When I think about the people with whom I’ve crossed paths, two specific, general archetypes emerge regarding how people approach projects. At the risk of this sounding like a “two kinds of people” generalization, it seems to me that one can cleanly divide people into those who have trouble starting and those who have trouble finishing. Both of these people bring value in their approaches, of course, but too often we think of the “trouble” as a weakness. However, perhaps it is simply part and parcel of their strengths.
The person who has trouble finishing feels as though they have a million ideas flowing through their head. Some might call the person easily distracted, others might use the more favorable term opportunity-driven. Regardless, their trouble with finishing could be framed as having a mindset focused on the new. In a sense, the person who has trouble finishing gets bored easily with the project and starts looking for new directions, new approaches, new ideas, and, ultimately, new projects. Thus, they get led on a rabbit trail away from the original goal of the project.
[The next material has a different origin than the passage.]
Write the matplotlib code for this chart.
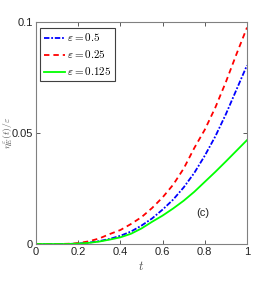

The person who has trouble starting, on the other hand, has a million questions about the project before any commitment on their part. They want to know exactly how the project is going to be run, who will be running it, and what sub-projects will be necessary in order to complete the larger whole. This is the writer who can’t seem to get that first word out. In a sense, they also have a million ideas flowing through their head, but their processing is different. Rather than diving into one and getting distracted by another, they feel it is more prudent and wait for “the one.” In a sense, where those who have trouble finishing are distracted by the possibilities, those who have trouble starting are frozen by the possibilities.
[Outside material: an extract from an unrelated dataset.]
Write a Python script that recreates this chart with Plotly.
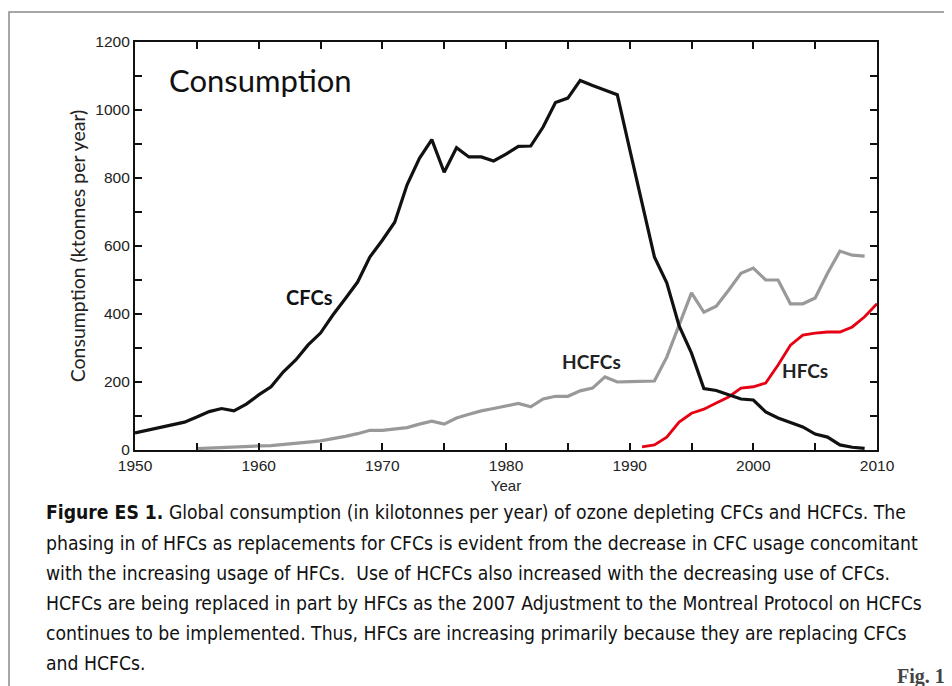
import plotly.graph_objects as go

cfc_years = list(range(1950, 2010))
cfc_values = [
    50, 58, 65, 75, 82, 97, 113, 122, 115, 135,
    162, 186, 230, 265, 309, 344, 397, 445, 494, 568,
    617, 670, 780, 858, 913, 817, 889, 862, 862, 850,
    870, 893, 894, 950, 1022, 1035, 1087, 1072, 1058, 1045,
    885, 725, 568, 492, 365, 285, 181, 175, 162, 150,
    147, 112, 94, 80, 68, 47, 38, 15, 8, 5,
]

hcfc_years = list(range(1955, 2010))
hcfc_values = [
    4, 6, 7, 8, 11,
    12, 13, 16, 18, 23, 27, 33, 40, 48, 58,
    58, 62, 66, 76, 85, 76, 94, 105, 115, 122,
    129, 137, 127, 150, 158, 158, 174, 182, 215, 200,
    201, 202, 203, 273, 365, 462, 405, 423, 470, 520,
    535, 500, 500, 430, 430, 447, 520, 585, 573, 570,
]

hfc_years = list(range(1991, 2011))
hfc_values = [
    9, 15, 38, 82, 108, 120, 138, 156, 182, 186,
    197, 250, 308, 338, 344, 347, 347, 362, 392, 430,
]

caption_lines = [
    "<b>Figure ES 1.</b> Global consumption (in kilotonnes per year) of ozone depleting CFCs and HCFCs. The",
    "phasing in of HFCs as replacements for CFCs is evident from the decrease in CFC usage concomitant",
    "with the increasing usage of HFCs.  Use of HCFCs also increased with the decreasing use of CFCs.",
    "HCFCs are being replaced in part by HFCs as the 2007 Adjustment to the Montreal Protocol on HCFCs",
    "continues to be implemented. Thus, HFCs are increasing primarily because they are replacing CFCs",
    "and HCFCs.",
]

NARROW = "Liberation Sans Narrow, Arial Narrow, DejaVu Sans Condensed, sans-serif"
TICKS = "Liberation Sans, Arial, sans-serif"
ROUND = "Lato, Open Sans, sans-serif"

# page puts the figure at (8, 8); reference plot area is x 135..877, y 42..450
OFF = 8
L, R, T, B = 135, 877, 42, 450
W, H = 952 - OFF, 686 - OFF


def px(x):
    return (x - L) / (R - L)


def py(y):
    return (B - y) / (B - T)


fig = go.Figure()
fig.add_trace(go.Scatter(x=hcfc_years, y=hcfc_values, mode="lines",
                         line=dict(color="#999999", width=3.2)))
fig.add_trace(go.Scatter(x=hfc_years, y=hfc_values, mode="lines",
                         line=dict(color="#e60012", width=2.8)))
fig.add_trace(go.Scatter(x=cfc_years, y=cfc_values, mode="lines",
                         line=dict(color="#111111", width=3.2)))

axis_common = dict(
    showline=True, linecolor="#111111", linewidth=2.2, mirror="ticks",
    ticks="inside", ticklen=7, tickwidth=1.5, tickcolor="#111111",
    showgrid=False, zeroline=False,
    tickfont=dict(family=TICKS, size=15.5, color="#222222"),
)

fig.update_xaxes(range=[1950, 2010], dtick=10, tick0=1950,
                 minor=dict(ticks="inside", dtick=5, ticklen=7, tickwidth=1.5,
                            tickcolor="#111111"),
                 title=dict(text="Year", font=dict(family=TICKS, size=15, color="#222222"),
                            standoff=8),
                 **axis_common)
fig.update_yaxes(range=[0, 1200], dtick=200, tick0=0,
                 minor=dict(ticks="inside", dtick=100, ticklen=7, tickwidth=1.5,
                            tickcolor="#111111"),
                 title=dict(text="Consumption (ktonnes per year)",
                            font=dict(family=ROUND, size=19.5, color="#222222"),
                            standoff=4),
                 **axis_common)

annotations = [
    dict(x=px(167), y=py(80), xref="paper", yref="paper", text="Consumption",
         showarrow=False, xanchor="left", yanchor="middle",
         font=dict(family=ROUND, size=31, color="#111111")),
    dict(x=1964.1, y=450, text="<b>CFCs</b>", showarrow=False,
         font=dict(family=ROUND, size=20, color="#111111")),
    dict(x=1986.9, y=259, text="<b>HCFCs</b>", showarrow=False,
         font=dict(family=ROUND, size=19, color="#222222")),
    dict(x=2004.2, y=235, text="<b>HFCs</b>", showarrow=False,
         font=dict(family=ROUND, size=19, color="#222222")),
    dict(x=px(947), y=py(676), xref="paper", yref="paper", text="<b>Fig. 1</b>",
         showarrow=False, xanchor="right", yanchor="middle",
         font=dict(family="Liberation Serif, serif", size=20, color="#444444")),
]
for i, line in enumerate(caption_lines):
    annotations.append(dict(
        x=px(44), y=py(513 + 30 * i), xref="paper", yref="paper", text=line,
        showarrow=False, xanchor="left", yanchor="middle",
        font=dict(family=NARROW, size=19.2, color="#111111")))

fig.update_layout(
    width=W, height=H,
    margin=dict(l=L - OFF, r=952 - R, t=T - OFF, b=686 - B),
    plot_bgcolor="white", paper_bgcolor="white",
    showlegend=False,
    annotations=annotations,
    shapes=[dict(type="path", xref="paper", yref="paper",
                 path=f"M {px(9)},{py(690)} L {px(9)},{py(12)} L {px(960)},{py(12)}",
                 line=dict(color="#8a8a8a", width=1.5))],
)

fig.write_html("out.html")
As a result, it would seem to me that both groups of people are actually struggling with the same core issue: more ideas than can be executed within a given frame of time. In a sense, we might say that both groups of people struggle with editing. Learning how to take a flow of ideas and not only isolate, but commit, to a small handful enables the person who has trouble starting to start and the person who has trouble finishing to finish. We might call this editing process focus.